What is asked ->
Write out each line in which the string "page" is present.
##### Data
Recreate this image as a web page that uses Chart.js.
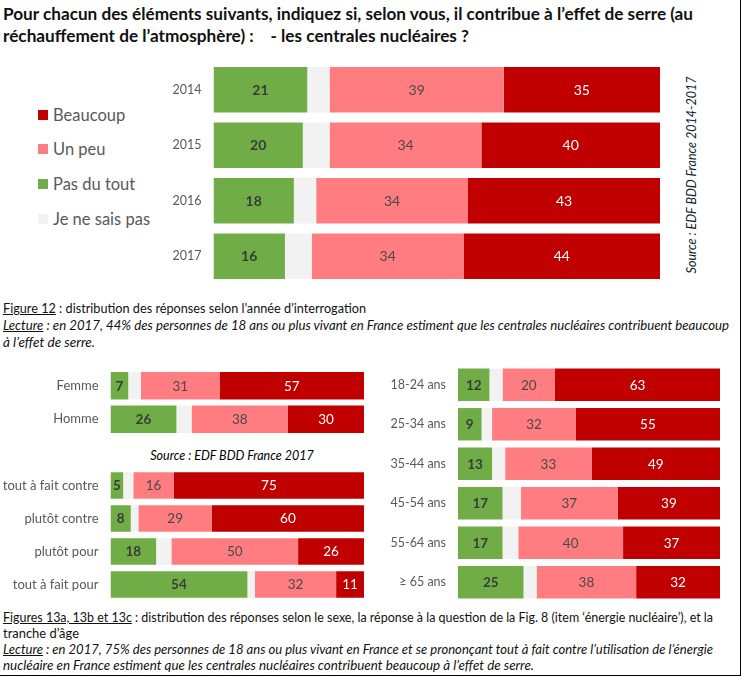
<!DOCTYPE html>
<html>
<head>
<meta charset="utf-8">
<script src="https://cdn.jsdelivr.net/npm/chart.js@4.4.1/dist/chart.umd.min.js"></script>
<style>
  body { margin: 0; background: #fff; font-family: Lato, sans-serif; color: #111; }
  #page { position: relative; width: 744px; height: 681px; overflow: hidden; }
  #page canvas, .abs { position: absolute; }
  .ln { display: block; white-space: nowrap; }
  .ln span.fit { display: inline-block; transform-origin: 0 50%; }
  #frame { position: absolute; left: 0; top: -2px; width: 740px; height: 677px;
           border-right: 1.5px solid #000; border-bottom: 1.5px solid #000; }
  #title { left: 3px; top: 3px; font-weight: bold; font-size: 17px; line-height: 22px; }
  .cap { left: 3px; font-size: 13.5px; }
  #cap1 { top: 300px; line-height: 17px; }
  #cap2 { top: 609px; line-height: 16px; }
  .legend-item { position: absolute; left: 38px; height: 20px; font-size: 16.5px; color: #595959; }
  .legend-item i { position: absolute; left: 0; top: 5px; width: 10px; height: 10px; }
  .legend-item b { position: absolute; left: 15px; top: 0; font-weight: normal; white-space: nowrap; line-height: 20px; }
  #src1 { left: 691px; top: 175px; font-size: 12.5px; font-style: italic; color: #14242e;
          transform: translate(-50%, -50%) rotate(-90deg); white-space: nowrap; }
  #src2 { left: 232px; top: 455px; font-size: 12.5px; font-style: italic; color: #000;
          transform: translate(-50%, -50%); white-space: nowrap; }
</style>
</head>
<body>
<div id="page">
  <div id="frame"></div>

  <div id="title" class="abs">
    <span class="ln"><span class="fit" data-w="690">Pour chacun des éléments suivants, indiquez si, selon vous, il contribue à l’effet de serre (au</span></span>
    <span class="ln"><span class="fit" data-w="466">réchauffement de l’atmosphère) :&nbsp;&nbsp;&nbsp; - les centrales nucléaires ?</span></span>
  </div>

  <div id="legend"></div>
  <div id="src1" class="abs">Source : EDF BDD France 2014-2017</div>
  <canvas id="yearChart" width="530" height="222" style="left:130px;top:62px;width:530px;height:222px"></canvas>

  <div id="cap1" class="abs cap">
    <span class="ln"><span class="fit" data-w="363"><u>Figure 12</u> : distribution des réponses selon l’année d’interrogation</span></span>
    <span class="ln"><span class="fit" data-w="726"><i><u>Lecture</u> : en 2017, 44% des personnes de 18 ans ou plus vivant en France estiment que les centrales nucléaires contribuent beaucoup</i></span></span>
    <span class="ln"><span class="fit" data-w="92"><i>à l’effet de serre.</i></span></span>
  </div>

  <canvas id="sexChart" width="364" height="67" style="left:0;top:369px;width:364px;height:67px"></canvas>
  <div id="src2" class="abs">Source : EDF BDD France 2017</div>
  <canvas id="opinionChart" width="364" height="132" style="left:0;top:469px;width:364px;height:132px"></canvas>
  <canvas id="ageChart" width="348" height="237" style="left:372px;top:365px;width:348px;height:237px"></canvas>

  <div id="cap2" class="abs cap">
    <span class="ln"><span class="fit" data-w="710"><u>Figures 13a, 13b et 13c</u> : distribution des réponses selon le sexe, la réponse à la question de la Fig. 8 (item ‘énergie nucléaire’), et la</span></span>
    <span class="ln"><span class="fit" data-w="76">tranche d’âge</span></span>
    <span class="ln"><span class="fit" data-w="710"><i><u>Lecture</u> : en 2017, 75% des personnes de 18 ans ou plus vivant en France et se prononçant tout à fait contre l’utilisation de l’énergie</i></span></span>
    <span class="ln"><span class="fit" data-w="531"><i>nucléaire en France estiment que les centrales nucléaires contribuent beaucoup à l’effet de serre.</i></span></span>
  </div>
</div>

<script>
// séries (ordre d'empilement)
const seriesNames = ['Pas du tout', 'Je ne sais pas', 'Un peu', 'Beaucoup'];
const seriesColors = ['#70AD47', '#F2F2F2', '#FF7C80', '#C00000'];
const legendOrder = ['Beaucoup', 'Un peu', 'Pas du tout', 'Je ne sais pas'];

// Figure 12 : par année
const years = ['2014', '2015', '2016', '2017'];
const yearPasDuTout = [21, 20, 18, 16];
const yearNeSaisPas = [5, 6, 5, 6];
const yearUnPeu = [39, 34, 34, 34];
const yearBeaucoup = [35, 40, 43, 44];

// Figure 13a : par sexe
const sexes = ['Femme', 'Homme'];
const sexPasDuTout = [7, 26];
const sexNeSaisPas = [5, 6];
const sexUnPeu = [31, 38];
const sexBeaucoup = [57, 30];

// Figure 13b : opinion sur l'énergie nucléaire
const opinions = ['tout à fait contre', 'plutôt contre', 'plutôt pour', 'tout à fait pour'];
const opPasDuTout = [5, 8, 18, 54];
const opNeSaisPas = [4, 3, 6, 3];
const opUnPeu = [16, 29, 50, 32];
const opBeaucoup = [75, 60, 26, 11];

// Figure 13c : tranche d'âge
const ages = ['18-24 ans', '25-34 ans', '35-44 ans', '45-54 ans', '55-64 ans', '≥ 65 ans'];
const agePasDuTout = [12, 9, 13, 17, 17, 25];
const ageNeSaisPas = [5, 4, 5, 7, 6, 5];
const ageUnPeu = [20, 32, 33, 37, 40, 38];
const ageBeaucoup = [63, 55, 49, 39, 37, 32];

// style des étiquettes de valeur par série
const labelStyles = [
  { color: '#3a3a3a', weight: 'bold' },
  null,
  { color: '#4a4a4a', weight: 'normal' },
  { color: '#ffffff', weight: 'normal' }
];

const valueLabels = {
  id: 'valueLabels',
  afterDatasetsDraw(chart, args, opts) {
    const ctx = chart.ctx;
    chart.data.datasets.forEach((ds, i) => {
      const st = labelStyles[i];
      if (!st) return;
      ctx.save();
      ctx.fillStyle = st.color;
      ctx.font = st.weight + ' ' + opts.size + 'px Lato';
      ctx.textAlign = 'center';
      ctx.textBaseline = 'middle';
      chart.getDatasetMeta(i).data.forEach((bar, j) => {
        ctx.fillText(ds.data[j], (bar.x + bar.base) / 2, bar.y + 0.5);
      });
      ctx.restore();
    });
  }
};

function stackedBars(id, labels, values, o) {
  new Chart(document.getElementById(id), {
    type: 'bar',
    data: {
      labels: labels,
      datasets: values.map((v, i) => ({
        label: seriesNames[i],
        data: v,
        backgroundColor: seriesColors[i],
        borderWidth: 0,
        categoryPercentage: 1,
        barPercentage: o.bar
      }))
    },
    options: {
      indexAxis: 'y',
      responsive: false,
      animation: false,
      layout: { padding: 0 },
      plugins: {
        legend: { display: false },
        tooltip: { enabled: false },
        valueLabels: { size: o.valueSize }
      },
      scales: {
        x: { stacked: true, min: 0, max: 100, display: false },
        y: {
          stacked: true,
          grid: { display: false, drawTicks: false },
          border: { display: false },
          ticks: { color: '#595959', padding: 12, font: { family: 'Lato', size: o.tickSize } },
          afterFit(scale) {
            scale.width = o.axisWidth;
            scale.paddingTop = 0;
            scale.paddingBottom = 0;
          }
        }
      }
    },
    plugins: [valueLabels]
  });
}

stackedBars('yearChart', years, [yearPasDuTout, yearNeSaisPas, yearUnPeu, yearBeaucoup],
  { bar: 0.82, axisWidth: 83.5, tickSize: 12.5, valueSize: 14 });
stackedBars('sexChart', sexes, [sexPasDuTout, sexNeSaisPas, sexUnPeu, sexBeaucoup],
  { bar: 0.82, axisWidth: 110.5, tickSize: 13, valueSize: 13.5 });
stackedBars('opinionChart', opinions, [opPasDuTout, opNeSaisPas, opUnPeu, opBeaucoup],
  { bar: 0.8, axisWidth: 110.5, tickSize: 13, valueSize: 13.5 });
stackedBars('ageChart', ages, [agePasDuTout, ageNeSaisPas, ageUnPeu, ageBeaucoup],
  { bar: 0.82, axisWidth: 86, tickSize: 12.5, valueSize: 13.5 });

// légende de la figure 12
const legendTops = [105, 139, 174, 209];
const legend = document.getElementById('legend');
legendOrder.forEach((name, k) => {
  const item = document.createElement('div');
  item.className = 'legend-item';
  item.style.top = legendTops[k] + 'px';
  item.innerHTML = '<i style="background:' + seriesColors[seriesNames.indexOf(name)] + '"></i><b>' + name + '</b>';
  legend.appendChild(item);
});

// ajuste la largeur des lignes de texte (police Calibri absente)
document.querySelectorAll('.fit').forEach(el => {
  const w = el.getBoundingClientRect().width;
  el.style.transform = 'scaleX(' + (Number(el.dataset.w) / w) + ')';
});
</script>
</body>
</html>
##########
Task result ->
Recreate this image as a web page that uses Chart.js.
  #page { position: relative; width: 744px; height: 681px; overflow: hidden; }
  #page canvas, .abs { position: absolute; }
<div id="page">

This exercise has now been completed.